Excerpted records:
-- BEGIN --
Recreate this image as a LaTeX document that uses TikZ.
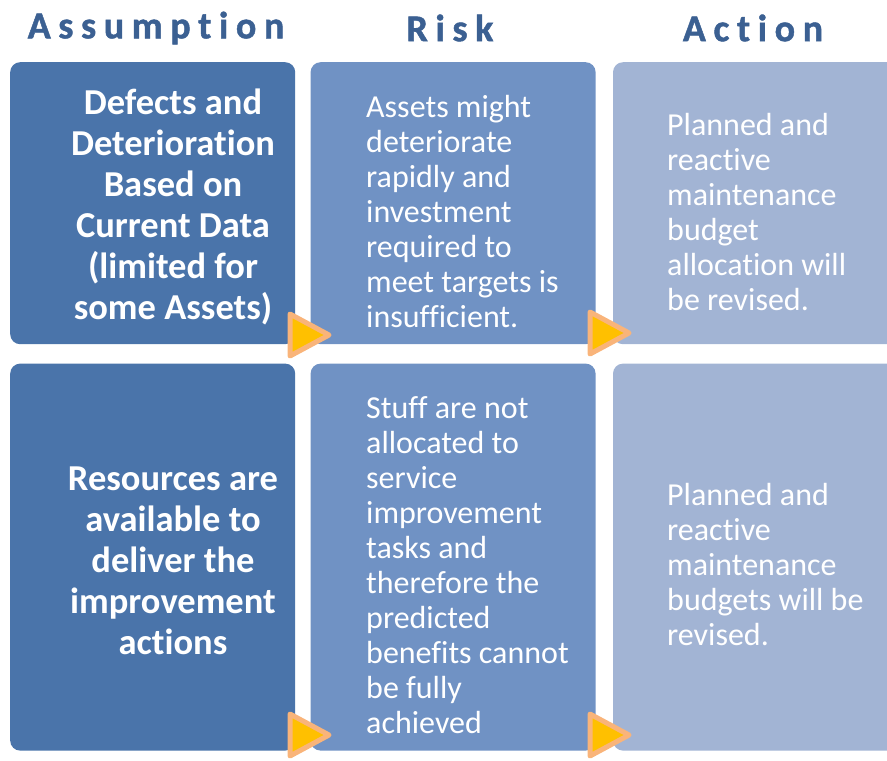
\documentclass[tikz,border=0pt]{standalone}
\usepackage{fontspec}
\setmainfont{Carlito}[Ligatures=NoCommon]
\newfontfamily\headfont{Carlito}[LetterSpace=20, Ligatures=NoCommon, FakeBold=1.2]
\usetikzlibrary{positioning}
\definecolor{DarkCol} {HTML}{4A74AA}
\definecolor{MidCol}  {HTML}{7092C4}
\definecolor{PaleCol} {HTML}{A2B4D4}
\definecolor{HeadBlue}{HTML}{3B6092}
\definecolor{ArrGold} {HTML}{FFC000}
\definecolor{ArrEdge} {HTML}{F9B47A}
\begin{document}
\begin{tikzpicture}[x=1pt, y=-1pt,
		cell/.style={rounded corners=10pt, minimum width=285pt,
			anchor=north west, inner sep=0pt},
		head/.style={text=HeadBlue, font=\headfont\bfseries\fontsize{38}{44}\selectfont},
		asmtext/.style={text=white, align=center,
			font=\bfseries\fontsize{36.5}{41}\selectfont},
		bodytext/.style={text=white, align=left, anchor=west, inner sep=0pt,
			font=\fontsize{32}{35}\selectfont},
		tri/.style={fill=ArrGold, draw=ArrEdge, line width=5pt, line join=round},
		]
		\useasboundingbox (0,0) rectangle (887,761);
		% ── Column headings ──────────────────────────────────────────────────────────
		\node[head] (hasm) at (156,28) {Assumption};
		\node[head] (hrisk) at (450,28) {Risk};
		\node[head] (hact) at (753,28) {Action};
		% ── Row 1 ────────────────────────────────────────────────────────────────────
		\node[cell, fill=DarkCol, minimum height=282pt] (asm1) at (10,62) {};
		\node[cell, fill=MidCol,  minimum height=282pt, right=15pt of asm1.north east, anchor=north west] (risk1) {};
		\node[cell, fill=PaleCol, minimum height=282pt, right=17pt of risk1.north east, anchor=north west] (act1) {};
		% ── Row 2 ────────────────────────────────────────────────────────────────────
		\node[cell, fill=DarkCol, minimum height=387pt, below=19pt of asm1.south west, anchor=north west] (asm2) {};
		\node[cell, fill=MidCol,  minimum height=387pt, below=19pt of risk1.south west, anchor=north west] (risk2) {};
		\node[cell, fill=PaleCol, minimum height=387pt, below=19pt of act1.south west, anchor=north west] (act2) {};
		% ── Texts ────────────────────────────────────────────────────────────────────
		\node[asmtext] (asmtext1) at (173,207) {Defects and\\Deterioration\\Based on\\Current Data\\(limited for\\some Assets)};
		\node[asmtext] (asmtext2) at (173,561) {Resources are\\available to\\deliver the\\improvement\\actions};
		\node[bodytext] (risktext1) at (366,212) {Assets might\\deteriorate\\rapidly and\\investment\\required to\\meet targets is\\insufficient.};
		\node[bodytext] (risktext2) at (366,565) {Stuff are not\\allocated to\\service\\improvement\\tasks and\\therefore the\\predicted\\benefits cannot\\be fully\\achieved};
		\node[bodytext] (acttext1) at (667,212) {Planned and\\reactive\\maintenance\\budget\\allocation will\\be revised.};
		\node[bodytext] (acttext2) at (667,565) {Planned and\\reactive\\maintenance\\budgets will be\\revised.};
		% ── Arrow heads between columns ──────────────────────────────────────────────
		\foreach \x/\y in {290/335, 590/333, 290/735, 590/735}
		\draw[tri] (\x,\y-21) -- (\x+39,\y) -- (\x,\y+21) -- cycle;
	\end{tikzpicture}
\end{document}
-- END --
-- BEGIN --
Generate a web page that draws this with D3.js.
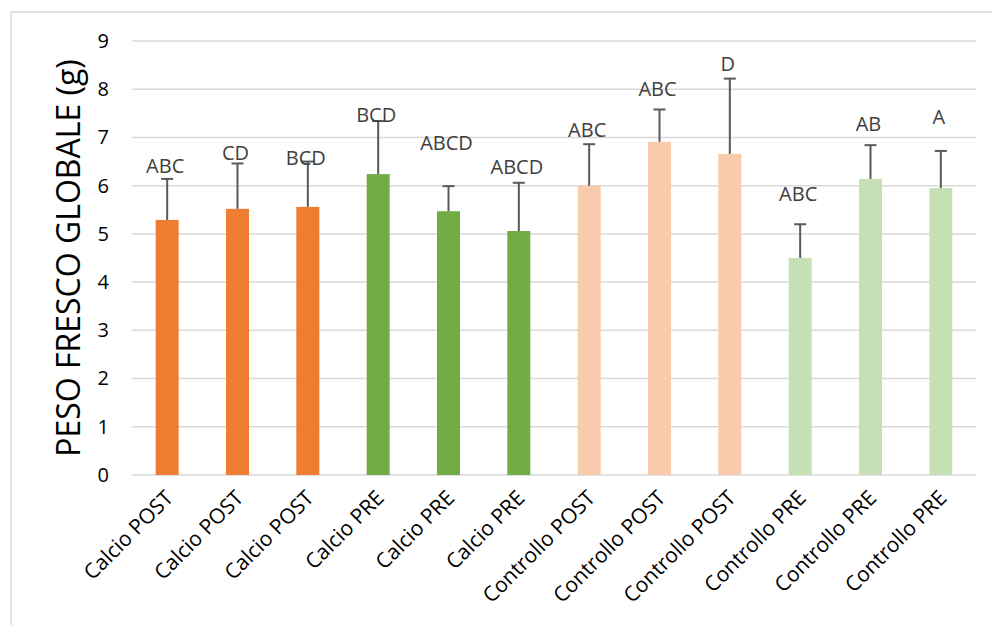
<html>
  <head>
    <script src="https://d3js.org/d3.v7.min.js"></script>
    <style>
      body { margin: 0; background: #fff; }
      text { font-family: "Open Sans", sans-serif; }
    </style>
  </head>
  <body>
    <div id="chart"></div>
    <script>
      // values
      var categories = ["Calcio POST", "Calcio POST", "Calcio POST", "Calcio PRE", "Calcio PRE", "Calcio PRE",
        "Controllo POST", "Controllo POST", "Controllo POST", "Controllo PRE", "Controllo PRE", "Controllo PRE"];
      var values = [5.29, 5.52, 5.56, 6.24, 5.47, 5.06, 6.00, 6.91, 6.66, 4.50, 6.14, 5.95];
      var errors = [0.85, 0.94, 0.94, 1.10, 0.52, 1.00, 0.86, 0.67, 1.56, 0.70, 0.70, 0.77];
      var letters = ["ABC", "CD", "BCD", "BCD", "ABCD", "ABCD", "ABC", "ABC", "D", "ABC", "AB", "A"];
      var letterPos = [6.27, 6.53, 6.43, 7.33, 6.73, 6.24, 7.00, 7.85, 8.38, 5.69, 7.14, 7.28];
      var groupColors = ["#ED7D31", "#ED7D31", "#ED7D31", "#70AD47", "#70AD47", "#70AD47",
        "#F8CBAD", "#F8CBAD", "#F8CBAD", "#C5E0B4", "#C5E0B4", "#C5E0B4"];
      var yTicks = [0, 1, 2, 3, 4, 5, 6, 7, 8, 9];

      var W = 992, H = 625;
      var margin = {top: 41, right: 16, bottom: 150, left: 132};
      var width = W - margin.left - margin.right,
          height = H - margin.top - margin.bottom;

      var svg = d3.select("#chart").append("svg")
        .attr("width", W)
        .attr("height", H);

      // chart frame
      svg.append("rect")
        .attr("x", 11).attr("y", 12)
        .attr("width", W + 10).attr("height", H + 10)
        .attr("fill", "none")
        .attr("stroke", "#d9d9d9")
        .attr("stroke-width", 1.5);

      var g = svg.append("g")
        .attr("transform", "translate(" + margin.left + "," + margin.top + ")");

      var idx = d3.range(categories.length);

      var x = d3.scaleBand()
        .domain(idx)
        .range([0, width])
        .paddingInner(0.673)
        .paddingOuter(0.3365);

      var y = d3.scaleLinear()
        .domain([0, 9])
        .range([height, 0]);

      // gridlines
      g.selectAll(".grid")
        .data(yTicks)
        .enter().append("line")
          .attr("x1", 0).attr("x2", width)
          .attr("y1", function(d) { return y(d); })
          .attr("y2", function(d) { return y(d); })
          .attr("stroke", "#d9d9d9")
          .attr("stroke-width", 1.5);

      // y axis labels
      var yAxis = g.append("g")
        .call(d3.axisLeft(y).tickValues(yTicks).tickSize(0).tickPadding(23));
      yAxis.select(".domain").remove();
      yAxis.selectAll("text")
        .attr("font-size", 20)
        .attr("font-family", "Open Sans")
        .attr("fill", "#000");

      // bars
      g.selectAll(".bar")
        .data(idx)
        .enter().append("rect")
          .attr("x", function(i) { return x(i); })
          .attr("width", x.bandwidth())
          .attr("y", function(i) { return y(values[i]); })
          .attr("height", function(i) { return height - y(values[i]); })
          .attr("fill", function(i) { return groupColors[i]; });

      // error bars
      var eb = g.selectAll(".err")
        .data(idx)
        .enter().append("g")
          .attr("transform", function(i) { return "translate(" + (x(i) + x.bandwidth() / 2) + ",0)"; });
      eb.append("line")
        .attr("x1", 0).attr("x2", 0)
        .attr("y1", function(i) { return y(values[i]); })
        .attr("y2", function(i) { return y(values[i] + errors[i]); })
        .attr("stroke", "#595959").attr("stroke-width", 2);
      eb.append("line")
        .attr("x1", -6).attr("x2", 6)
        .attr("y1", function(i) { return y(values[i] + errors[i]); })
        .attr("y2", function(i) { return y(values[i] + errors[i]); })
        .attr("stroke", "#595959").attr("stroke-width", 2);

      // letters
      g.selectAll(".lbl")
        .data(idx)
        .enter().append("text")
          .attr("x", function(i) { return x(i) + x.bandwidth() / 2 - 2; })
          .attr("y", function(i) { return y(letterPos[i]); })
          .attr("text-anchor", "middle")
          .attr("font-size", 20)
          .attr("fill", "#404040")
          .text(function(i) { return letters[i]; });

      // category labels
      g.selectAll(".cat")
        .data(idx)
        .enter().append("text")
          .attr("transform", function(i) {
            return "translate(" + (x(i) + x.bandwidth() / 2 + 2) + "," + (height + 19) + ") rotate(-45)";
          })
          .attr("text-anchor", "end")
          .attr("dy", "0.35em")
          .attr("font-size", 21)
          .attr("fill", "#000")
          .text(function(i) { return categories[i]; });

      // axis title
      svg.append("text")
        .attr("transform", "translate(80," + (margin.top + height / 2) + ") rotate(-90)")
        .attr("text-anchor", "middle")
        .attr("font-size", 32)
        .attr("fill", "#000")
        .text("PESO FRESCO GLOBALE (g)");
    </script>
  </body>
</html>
-- END --
Description of the task:
Copy, exactly as they stand, the lines from the one that holds "Generate a web" to the one that holds "height = H - margin.top", both included, and drop every picture.

Full response:
Generate a web page that draws this with D3.js.
<html>
  <head>
    <script src="https://d3js.org/d3.v7.min.js"></script>
    <style>
      body { margin: 0; background: #fff; }
      text { font-family: "Open Sans", sans-serif; }
    </style>
  </head>
  <body>
    <div id="chart"></div>
    <script>
      // values
      var categories = ["Calcio POST", "Calcio POST", "Calcio POST", "Calcio PRE", "Calcio PRE", "Calcio PRE",
        "Controllo POST", "Controllo POST", "Controllo POST", "Controllo PRE", "Controllo PRE", "Controllo PRE"];
      var values = [5.29, 5.52, 5.56, 6.24, 5.47, 5.06, 6.00, 6.91, 6.66, 4.50, 6.14, 5.95];
      var errors = [0.85, 0.94, 0.94, 1.10, 0.52, 1.00, 0.86, 0.67, 1.56, 0.70, 0.70, 0.77];
      var letters = ["ABC", "CD", "BCD", "BCD", "ABCD", "ABCD", "ABC", "ABC", "D", "ABC", "AB", "A"];
      var letterPos = [6.27, 6.53, 6.43, 7.33, 6.73, 6.24, 7.00, 7.85, 8.38, 5.69, 7.14, 7.28];
      var groupColors = ["#ED7D31", "#ED7D31", "#ED7D31", "#70AD47", "#70AD47", "#70AD47",
        "#F8CBAD", "#F8CBAD", "#F8CBAD", "#C5E0B4", "#C5E0B4", "#C5E0B4"];
      var yTicks = [0, 1, 2, 3, 4, 5, 6, 7, 8, 9];

      var W = 992, H = 625;
      var margin = {top: 41, right: 16, bottom: 150, left: 132};
      var width = W - margin.left - margin.right,
          height = H - margin.top - margin.bottom;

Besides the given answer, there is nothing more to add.